# Records shown start

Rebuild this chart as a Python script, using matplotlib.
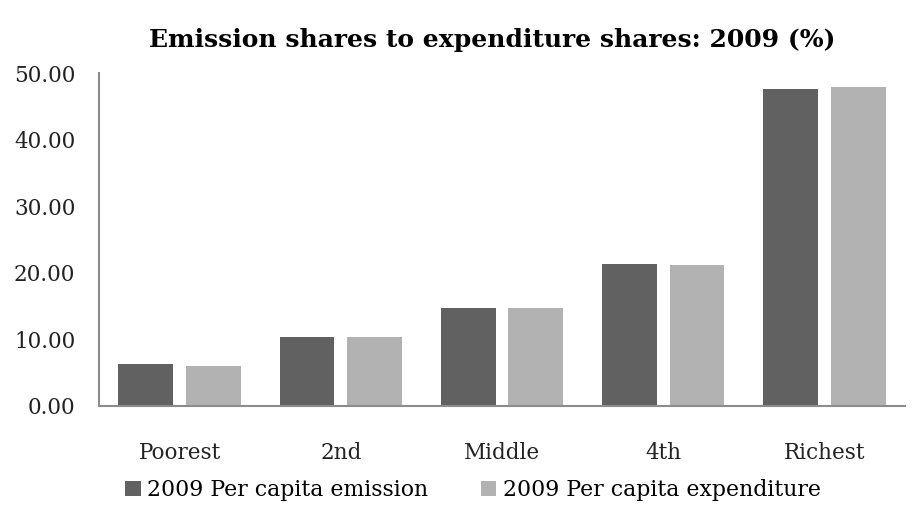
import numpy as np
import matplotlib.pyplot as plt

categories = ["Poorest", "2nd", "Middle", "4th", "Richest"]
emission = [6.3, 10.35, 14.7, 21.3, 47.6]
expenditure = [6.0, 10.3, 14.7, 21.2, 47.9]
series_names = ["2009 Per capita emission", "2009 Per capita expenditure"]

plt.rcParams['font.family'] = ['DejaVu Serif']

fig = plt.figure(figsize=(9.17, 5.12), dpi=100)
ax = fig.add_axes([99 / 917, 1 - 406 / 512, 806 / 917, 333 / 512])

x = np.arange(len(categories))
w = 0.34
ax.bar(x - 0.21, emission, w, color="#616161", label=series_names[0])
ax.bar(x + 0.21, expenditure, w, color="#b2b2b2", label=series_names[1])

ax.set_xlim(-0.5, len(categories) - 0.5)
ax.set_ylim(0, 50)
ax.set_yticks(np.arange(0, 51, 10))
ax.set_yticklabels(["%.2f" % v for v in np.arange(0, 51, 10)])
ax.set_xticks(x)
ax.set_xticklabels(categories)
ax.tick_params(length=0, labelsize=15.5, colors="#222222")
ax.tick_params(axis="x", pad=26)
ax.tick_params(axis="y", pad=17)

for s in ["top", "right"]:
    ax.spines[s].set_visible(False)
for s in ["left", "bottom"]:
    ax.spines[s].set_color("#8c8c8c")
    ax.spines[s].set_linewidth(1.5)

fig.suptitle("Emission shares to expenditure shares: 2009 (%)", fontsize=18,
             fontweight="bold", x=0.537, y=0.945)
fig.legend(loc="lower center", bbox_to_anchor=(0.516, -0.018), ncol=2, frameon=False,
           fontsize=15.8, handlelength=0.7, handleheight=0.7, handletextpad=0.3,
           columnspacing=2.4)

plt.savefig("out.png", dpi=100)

# Records shown end
# Records shown start

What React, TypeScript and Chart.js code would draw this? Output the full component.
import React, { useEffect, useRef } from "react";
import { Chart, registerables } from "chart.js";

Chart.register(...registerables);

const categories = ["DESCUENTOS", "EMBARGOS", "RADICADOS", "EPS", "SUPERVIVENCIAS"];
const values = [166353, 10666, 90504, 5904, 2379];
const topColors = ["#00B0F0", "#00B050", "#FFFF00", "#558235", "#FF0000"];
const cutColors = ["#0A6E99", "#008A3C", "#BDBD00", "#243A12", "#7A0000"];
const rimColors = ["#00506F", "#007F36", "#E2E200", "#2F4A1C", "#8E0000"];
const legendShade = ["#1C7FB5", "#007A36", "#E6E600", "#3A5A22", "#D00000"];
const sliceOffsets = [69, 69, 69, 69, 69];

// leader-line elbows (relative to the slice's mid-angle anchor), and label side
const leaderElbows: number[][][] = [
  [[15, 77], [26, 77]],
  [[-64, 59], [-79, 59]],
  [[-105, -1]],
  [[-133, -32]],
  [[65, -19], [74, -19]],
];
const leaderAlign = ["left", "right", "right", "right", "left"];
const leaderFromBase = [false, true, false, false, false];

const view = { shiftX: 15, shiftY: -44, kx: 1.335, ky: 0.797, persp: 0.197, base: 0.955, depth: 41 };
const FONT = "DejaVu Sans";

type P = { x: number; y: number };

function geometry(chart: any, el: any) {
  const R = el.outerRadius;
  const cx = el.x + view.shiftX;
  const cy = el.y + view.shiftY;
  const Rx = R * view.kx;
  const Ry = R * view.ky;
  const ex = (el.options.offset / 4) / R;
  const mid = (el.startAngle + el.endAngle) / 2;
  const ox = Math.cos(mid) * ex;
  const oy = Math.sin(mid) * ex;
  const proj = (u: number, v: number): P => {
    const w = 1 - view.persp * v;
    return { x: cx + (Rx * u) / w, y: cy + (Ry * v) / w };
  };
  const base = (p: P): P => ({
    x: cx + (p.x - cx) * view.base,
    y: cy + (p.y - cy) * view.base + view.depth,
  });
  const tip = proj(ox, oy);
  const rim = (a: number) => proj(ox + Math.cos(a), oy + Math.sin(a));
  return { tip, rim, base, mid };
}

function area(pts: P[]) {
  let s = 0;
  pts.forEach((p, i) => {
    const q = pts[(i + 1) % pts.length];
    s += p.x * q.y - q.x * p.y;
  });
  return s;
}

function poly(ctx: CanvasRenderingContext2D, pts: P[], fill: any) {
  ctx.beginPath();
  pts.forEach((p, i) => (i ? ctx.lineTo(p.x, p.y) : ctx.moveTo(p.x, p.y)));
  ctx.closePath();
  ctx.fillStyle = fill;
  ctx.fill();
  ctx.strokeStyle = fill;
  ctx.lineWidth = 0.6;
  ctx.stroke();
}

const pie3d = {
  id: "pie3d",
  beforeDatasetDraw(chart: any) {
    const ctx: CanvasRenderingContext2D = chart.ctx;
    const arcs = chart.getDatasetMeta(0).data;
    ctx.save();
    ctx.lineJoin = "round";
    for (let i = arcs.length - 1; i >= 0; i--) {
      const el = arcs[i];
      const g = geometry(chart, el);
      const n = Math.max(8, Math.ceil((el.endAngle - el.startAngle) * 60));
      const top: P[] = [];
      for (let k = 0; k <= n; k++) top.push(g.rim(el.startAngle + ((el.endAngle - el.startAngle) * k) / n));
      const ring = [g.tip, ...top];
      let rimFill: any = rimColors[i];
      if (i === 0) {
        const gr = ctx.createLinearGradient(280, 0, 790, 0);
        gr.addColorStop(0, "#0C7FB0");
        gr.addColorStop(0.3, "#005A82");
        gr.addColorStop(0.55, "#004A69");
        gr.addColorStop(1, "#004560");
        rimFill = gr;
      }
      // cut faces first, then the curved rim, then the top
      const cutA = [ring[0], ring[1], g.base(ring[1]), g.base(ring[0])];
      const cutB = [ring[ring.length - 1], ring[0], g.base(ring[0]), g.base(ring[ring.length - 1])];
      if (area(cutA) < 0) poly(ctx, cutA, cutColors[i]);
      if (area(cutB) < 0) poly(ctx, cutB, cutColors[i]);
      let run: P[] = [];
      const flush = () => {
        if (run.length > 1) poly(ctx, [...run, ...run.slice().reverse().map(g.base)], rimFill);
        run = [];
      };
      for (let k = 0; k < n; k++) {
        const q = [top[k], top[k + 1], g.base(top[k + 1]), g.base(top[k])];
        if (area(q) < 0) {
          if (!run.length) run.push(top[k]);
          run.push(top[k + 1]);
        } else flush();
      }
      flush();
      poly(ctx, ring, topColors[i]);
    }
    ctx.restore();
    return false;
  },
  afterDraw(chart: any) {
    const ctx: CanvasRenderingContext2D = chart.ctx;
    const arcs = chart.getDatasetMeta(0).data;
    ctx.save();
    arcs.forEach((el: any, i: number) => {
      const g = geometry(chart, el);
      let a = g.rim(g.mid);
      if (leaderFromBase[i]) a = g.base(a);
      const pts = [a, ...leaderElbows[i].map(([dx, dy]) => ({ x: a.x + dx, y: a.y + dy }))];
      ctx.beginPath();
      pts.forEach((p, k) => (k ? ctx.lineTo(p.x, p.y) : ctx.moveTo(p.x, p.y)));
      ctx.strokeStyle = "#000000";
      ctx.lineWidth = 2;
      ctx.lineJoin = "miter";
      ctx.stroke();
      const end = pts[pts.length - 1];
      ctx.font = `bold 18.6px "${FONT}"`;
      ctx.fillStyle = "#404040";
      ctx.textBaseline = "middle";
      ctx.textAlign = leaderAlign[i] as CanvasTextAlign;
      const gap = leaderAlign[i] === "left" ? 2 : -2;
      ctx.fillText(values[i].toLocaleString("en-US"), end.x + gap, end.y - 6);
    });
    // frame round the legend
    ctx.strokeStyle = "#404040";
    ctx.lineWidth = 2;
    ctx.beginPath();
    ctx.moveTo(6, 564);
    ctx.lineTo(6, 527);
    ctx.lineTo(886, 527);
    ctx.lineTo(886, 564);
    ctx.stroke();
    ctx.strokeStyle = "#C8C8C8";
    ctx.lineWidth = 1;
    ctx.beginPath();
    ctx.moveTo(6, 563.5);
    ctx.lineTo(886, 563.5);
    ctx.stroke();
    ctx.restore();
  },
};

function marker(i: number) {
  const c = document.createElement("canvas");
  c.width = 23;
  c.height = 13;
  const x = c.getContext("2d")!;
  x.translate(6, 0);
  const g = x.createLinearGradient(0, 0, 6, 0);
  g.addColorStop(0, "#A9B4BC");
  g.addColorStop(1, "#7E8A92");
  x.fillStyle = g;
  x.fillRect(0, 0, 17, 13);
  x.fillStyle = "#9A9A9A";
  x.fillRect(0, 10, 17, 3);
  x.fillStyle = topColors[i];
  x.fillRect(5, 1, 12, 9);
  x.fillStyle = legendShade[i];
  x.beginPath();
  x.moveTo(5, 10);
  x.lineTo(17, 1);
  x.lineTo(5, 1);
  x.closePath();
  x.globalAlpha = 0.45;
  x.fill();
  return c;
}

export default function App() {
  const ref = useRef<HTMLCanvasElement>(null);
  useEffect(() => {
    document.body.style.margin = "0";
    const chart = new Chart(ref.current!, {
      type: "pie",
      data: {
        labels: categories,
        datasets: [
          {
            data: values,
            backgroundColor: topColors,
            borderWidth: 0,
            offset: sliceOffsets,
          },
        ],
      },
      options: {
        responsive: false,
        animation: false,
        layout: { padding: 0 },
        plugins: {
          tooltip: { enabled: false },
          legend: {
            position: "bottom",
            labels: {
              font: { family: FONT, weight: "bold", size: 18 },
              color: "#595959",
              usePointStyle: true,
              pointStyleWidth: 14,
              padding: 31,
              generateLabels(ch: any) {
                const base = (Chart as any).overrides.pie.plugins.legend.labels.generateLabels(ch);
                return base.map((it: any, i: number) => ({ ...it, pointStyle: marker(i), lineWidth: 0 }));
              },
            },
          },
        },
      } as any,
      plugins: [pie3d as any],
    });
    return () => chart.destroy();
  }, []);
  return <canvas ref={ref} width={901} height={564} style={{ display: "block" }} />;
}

# Records shown end
# Records shown start

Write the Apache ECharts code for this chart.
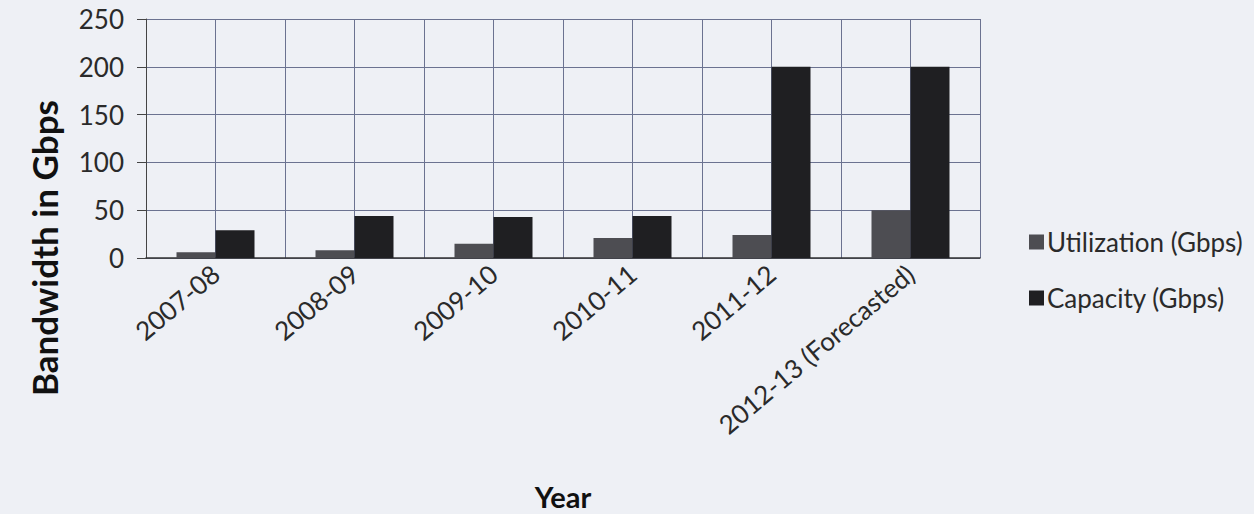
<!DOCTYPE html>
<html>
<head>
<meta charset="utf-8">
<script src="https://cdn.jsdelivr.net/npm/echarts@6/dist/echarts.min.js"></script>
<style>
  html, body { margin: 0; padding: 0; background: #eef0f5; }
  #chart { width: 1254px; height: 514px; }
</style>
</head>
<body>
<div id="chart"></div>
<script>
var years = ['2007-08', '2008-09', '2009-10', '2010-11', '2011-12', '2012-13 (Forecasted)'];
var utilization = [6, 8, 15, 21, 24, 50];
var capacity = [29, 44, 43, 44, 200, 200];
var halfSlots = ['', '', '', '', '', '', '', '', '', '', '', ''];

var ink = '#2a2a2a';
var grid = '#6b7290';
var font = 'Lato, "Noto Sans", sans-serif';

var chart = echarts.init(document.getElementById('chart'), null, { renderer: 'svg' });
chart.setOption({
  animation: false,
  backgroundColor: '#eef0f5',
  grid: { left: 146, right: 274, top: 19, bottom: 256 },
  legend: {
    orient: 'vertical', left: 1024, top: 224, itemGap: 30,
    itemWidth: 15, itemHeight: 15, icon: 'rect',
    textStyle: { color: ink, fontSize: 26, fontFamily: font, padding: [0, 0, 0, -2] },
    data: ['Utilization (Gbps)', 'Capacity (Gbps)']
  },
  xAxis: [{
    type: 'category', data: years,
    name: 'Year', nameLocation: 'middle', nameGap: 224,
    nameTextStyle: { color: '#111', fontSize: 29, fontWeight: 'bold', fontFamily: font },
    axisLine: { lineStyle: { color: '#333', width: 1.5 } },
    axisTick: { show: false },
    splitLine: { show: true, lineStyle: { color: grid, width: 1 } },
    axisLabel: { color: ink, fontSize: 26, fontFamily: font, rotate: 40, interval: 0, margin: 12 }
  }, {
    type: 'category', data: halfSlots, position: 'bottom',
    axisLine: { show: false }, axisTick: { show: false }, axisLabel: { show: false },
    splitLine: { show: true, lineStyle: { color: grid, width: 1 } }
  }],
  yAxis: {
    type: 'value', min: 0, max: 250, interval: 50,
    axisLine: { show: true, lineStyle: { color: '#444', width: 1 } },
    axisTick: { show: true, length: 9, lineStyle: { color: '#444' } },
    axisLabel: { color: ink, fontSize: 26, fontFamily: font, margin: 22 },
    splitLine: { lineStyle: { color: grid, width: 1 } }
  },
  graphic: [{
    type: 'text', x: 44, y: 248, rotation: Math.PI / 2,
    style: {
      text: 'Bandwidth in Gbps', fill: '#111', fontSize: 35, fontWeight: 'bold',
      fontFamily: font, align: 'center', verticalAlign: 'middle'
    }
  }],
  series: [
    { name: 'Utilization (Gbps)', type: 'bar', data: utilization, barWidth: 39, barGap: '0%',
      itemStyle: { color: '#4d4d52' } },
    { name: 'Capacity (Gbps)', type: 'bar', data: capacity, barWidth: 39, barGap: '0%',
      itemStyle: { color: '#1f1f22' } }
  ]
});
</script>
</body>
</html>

# Records shown end

▶ _Written task_
Pictures do not belong in the copy. Reproduce exactly the lines from the one with "Rebuild this chart" to the one with "plt.rcParams['font.family'] = ['DejaVu", both lines included.

▶ _Reply_
Rebuild this chart as a Python script, using matplotlib.
import numpy as np
import matplotlib.pyplot as plt

categories = ["Poorest", "2nd", "Middle", "4th", "Richest"]
emission = [6.3, 10.35, 14.7, 21.3, 47.6]
expenditure = [6.0, 10.3, 14.7, 21.2, 47.9]
series_names = ["2009 Per capita emission", "2009 Per capita expenditure"]

plt.rcParams['font.family'] = ['DejaVu Serif']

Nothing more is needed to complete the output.